Breakfast. Being honest, not something I eat a lot of. I generally don’t get hungry until I’ve been up an hour or so, and by that time I’m normally on the way to work. On holiday, or when not at work, however, I do try and get something special on the go for ‘Brunch’.

There’s something inherently decadent about most things you would cook for Brunch – noticed that? A personal favourite is Scrambled Eggs on a toasted Bagel, made with cream and butter, stirred through until just-so and then topped with layers of sweet, smoky Salmon. Simple, fortifying and probably incredibly bad for you. Toast. Butter. Black Pudding. Bacon-Bacon. Sausage. All these things are not the cardiologist’s friend. It’s never really going to be health-food. Nope, Brunch is all about fat. Which normally equals, as we all know, flavour.

My tastebuds, however, flick two fingers up at my waistline and heart when Brunch is on the go. So it’s a return to familiar, comforting flavours this lunchtime. A tubby, rotund Cep-like Mushroom, sliced thickly and sauteed in butter; with only the merest lick of Olive Oil to stop burning. Wedges of The Blue Pig’s Black Pudding, now officially my brand of choice. The nuggets of pig-fat that stud it are just meaty, chewy Haribo-pork goodness, and when sauteed in the same pan you get crispy, crunchy exterior – and moist, delicately – spiced interior.

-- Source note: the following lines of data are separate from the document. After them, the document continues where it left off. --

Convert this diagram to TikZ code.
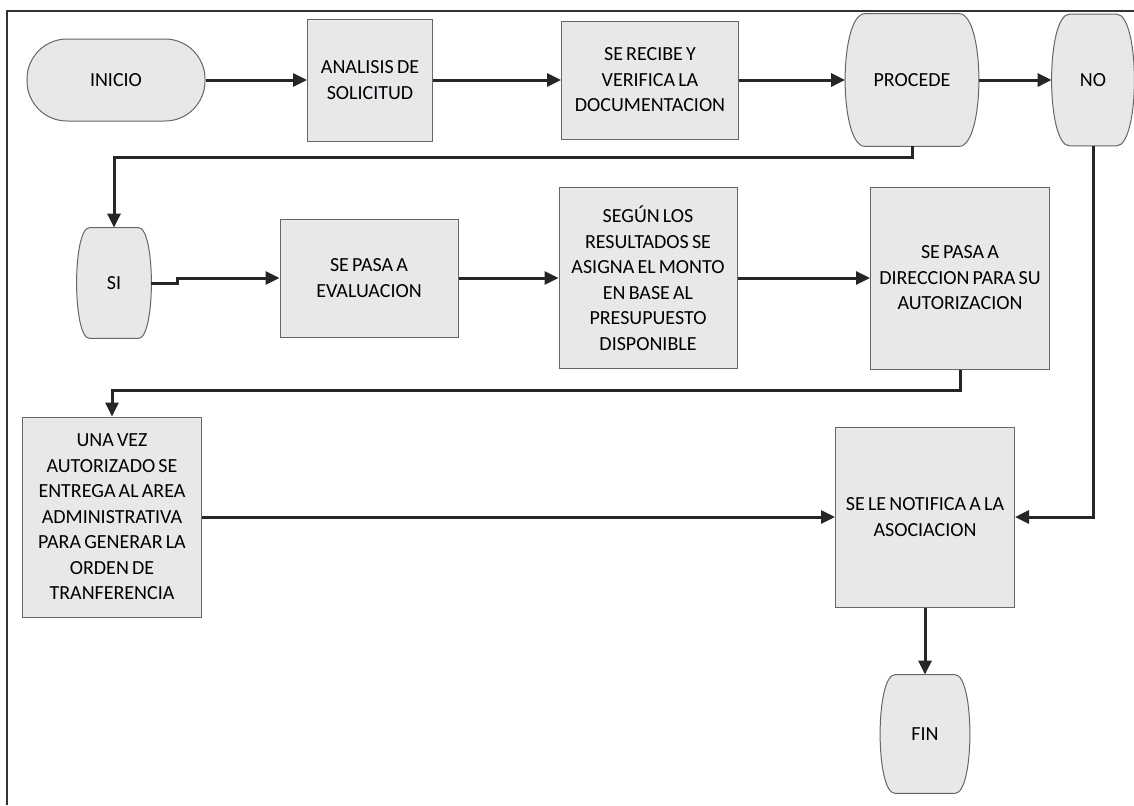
\documentclass[tikz,border=0pt]{standalone}
\usepackage{fontspec}
\setmainfont{Carlito}[WordSpace=0.7]
\usetikzlibrary{arrows.meta,backgrounds}
\definecolor{boxfill}{HTML}{E8E8EB}
\definecolor{edgecol}{HTML}{666666}
\definecolor{conncol}{HTML}{262626}
% barrel-shaped terminator drawn round a named node: name, inset, inset/3
\newcommand{\barrel}[3]{%
  \draw[draw=edgecol, line width=0.5pt, fill=boxfill]
    ([xshift=#2]#1.north west) -- ([xshift=-#2]#1.north east)
    .. controls ([xshift=#3]#1.north east) and ([xshift=#3]#1.south east) ..
    ([xshift=-#2]#1.south east) -- ([xshift=#2]#1.south west)
    .. controls ([xshift=-#3]#1.south west) and ([xshift=-#3]#1.north west) ..
    cycle;}
\begin{document}
\begin{tikzpicture}[x=0.5pt,y=-0.5pt,
  every node/.style={font=\fontsize{10}{12.75}\selectfont, align=center, inner sep=0pt, text=black},
  box/.style={draw=edgecol, line width=0.5pt, fill=boxfill},
  conn/.style={draw=conncol, line width=1.5pt},
  arr/.style={conn, -{Triangle[length=7pt,width=6.5pt]}},
  frameline/.style={draw=black!80, line width=1pt}]
\useasboundingbox (0,0) rectangle (1134,805);
\draw[frameline] (7,805) -- (7,11) -- (1134,11);

% row 1
\node[box, rounded corners=20pt, minimum width=89pt, minimum height=41pt] (inicio) at (116,80) {INICIO};
\node[box, minimum width=62.5pt, minimum height=61pt] (analisis) at (370,80) {ANALISIS DE\\SOLICITUD};
\node[box, minimum width=88.5pt, minimum height=59pt] (recibe) at (650,80) {SE RECIBE Y\\VERIFICA LA\\DOCUMENTACION};
\node[minimum width=66.5pt, minimum height=66pt] (procede) at (912,80) {PROCEDE};
\node[minimum width=41pt, minimum height=65.5pt] (no) at (1093,80) {NO};

% row 2
\node[minimum width=37pt, minimum height=55pt] (si) at (114,283) {SI};
\node[box, minimum width=89pt, minimum height=59pt] (eval) at (369,278) {SE PASA A\\EVALUACION};
\node[box, minimum width=89pt, minimum height=90.5pt] (segun) at (648,278) {SEGÚN LOS\\RESULTADOS SE\\ASIGNA EL MONTO\\EN BASE AL\\PRESUPUESTO\\DISPONIBLE};
\node[box, minimum width=89.5pt, minimum height=91pt] (dir) at (960,278) {SE PASA A\\DIRECCION PARA SU\\AUTORIZACION};

% row 3
\node[box, minimum width=89.5pt, minimum height=100pt] (unavez) at (112,517) {UNA VEZ\\AUTORIZADO SE\\ENTREGA AL AREA\\ADMINISTRATIVA\\PARA GENERAR LA\\ORDEN DE\\TRANFERENCIA};
\node[box, minimum width=89.5pt, minimum height=90pt] (notif) at (925,517) {SE LE NOTIFICA A LA\\ASOCIACION};
\node[minimum width=44.5pt, minimum height=59pt] (fin) at (925,734) {FIN};

\begin{pgfonlayer}{background}
\barrel{procede}{10pt}{3.33pt}
\barrel{no}{9pt}{3pt}
\barrel{si}{6.5pt}{2.17pt}
\barrel{fin}{7.5pt}{2.5pt}
\end{pgfonlayer}

% connectors
\draw[arr] (inicio) -- (analisis);
\draw[arr] (analisis) -- (recibe);
\draw[arr] (recibe) -- (procede);
\draw[arr] (procede) -- (no);
\draw[arr] (procede.south) -- ++(0,11) -| (si.north);
\draw[arr] (si.east) -- ++(26,0) |- (eval.west);
\draw[arr] (eval) -- (segun);
\draw[arr] (segun) -- (dir);
\draw[arr] (dir.south) -- ++(0,21) -| (unavez.north);
\draw[arr] (unavez) -- (notif);
\draw[arr] (no.south) |- (notif.east);
\draw[arr] (notif) -- (fin);
\end{tikzpicture}
\end{document}
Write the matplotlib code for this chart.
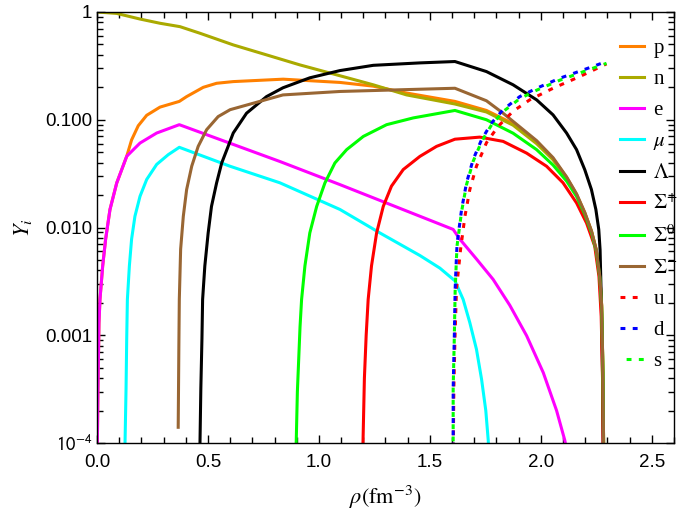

Stack them on top of warmed Ciabatta – or Toast – and you’ve got a massive, massive flavour-bomb of a lunch. (We’ve eaten late; it is lunch but just feels like Brunch). A pint of Bowland’s Headless Peg (4.5%abv) joins proceedings; dark-amber with a serious red streak, there’s gentle fudge and toffee-sweetness in the body, with some raisin and black pepper (take note, Pepe Nero!) rounding things off with a hint of earthy spice. A surprisingly flavourful beer, it’s perfect with the rich, subtly herbed notes of the Black Pudding and Mushroom.